Several months later the spotlight zoomed its lens once again upon the island republic – this time for hosting one of the largest (outside the UN) and most influential meetings of the year – the 33rd ASEAN Summit and Related Summits at Suntec City. Aside from the leaders of the 10 ASEAN countries – the roll call included the heads of state from Australia, China, India, Japan, Chile, New Zealand, Russia, United States, and South Korea. This was the final meeting for Singapore as Chair of ASEAN before it handed it over to Thailand. Singapore was commended by many leaders for its stewardship as the Chair for the past year.
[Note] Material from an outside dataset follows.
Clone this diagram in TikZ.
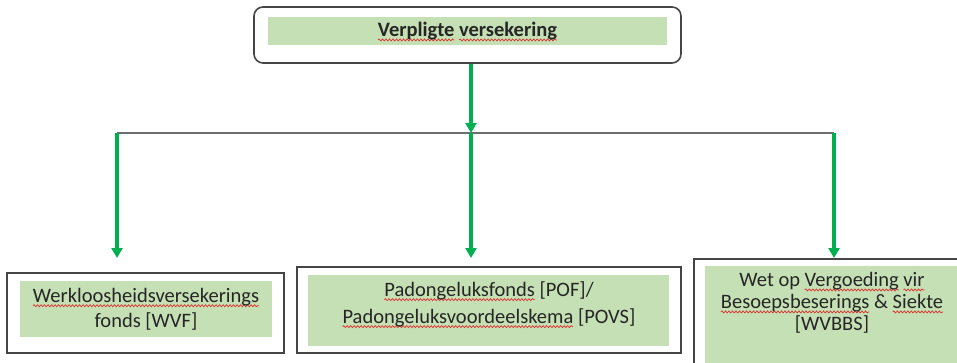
\documentclass[tikz,border=0pt]{standalone}
\usepackage{fontspec}
\setmainfont{Carlito}
\usetikzlibrary{arrows.meta,decorations.pathmorphing}
\definecolor{boxgreen}{HTML}{C5E0B4}
\definecolor{arrgreen}{HTML}{00B050}
\definecolor{linegray}{HTML}{6E6E6E}
\definecolor{bordergray}{HTML}{454545}
\definecolor{spell}{HTML}{E03030}
\newsavebox\wordbox
\newlength\wordwd
\newcommand\rw[1]{\sbox\wordbox{#1}\setlength\wordwd{\wd\wordbox}\leavevmode\rlap{\tikz[baseline=0pt,x=1pt,y=1pt]{\useasboundingbox (0,0) rectangle (1,1); \draw[spell, line width=0.7pt, decorate, decoration={snake, amplitude=1pt, segment length=3.5pt}] (0,-3.5) -- (\the\wordwd,-3.5);}}\usebox\wordbox}
\tikzset{
  outerbox/.style={draw=bordergray, line width=1.6pt, fill=white, inner sep=0pt},
  greenbox/.style={fill=boxgreen, inner sep=0pt, align=center, text=black!85,
    font=\fontsize{20.5}{25}\selectfont},
  grarrow/.style={draw=arrgreen, line width=3.2pt, -{Triangle[width=11pt,length=10pt]}},
  grayline/.style={draw=linegray, line width=1.5pt},
}
\begin{document}
\begin{tikzpicture}[x=1pt,y=-1pt]
\useasboundingbox (0,0) rectangle (957,363);
\clip (0,0) rectangle (957,363);
% top
\node[outerbox, rounded corners=9pt, minimum width=427pt, minimum height=56pt] (top) at (467.5,35) {};
\node[greenbox, minimum width=399pt, minimum height=28pt] (topg) at (467.5,31) {\textbf{\rw{Verpligte} \rw{versekering}}};
% left
\node[outerbox, minimum width=277pt, minimum height=80pt] (left) at (145.5,313) {};
\node[greenbox, minimum width=252pt, minimum height=56pt] (leftg) at (146,309) {\rw{Werkloosheidsversekerings}\\fonds [WVF]};
% middle
\node[outerbox, minimum width=384pt, minimum height=86pt] (mid) at (489,310) {};
\node[greenbox, minimum width=361pt, minimum height=71pt] (midg) at (488.5,310.5) {};
\node[greenbox, fill=none, font=\fontsize{20.5}{27}\selectfont] (midt) at (489,304) {\rw{Padongeluksfonds} [POF]/\\\rw{Padongeluksvoordeelskema} [POVS]};
% right
\node[outerbox, minimum width=290pt, minimum height=130pt, anchor=north west] (right) at (693,258) {};
\node[greenbox, minimum width=270pt, minimum height=120pt, anchor=north west] (rightg) at (705,266) {};
\node[greenbox, fill=none, font=\fontsize{20.5}{22}\selectfont, anchor=north] (rightt) at (832,272) {Wet op \rw{Vergoeding} \rw{vir}\\\rw{Besoepsbeserings} \& \rw{Siekte}\\{}[WVBBS]};
% connectors
\coordinate (j) at (471,133);
\coordinate (hl) at (117,133);
\coordinate (hr) at (834,133);
\coordinate (t1) at (117,258);
\coordinate (t2) at (471,258);
\coordinate (t3) at (834,258);
\draw[grayline] (hl) -- (hr);
\draw[grarrow] (top.south -| j) -- (j);
\draw[grarrow] (hl) -- (t1);
\draw[grarrow] (j) -- (t2);
\draw[grarrow] (hr) -- (t3);
\end{tikzpicture}
\end{document}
Indeed, in an address to all the ASEAN leaders during the Summit’s plenary session, Singapore’s Prime Minister Lee Hsien Loong said that strengthening ASEAN is an ongoing, multi-year project that requires a forward-looking effort that “goes beyond national interests.” At the end of the Summit, the Prime Minister was pleased to note the progress of Singapore’s ASEAN Chairmanship and put on record his appreciation for the support shown by fellow ASEAN leaders as well as the grouping’s external partners.
Just as Singapore has a foreign policy that is famous for aiming to be “a friend to all, but an enemy of none,” in this issue of IN Diplomacy we offered foreign diplomatic missions a space to provide a round up of their activities as well as a section to describe what iconic products or services the country is famous for which can be popular back in their country or even here in Singapore.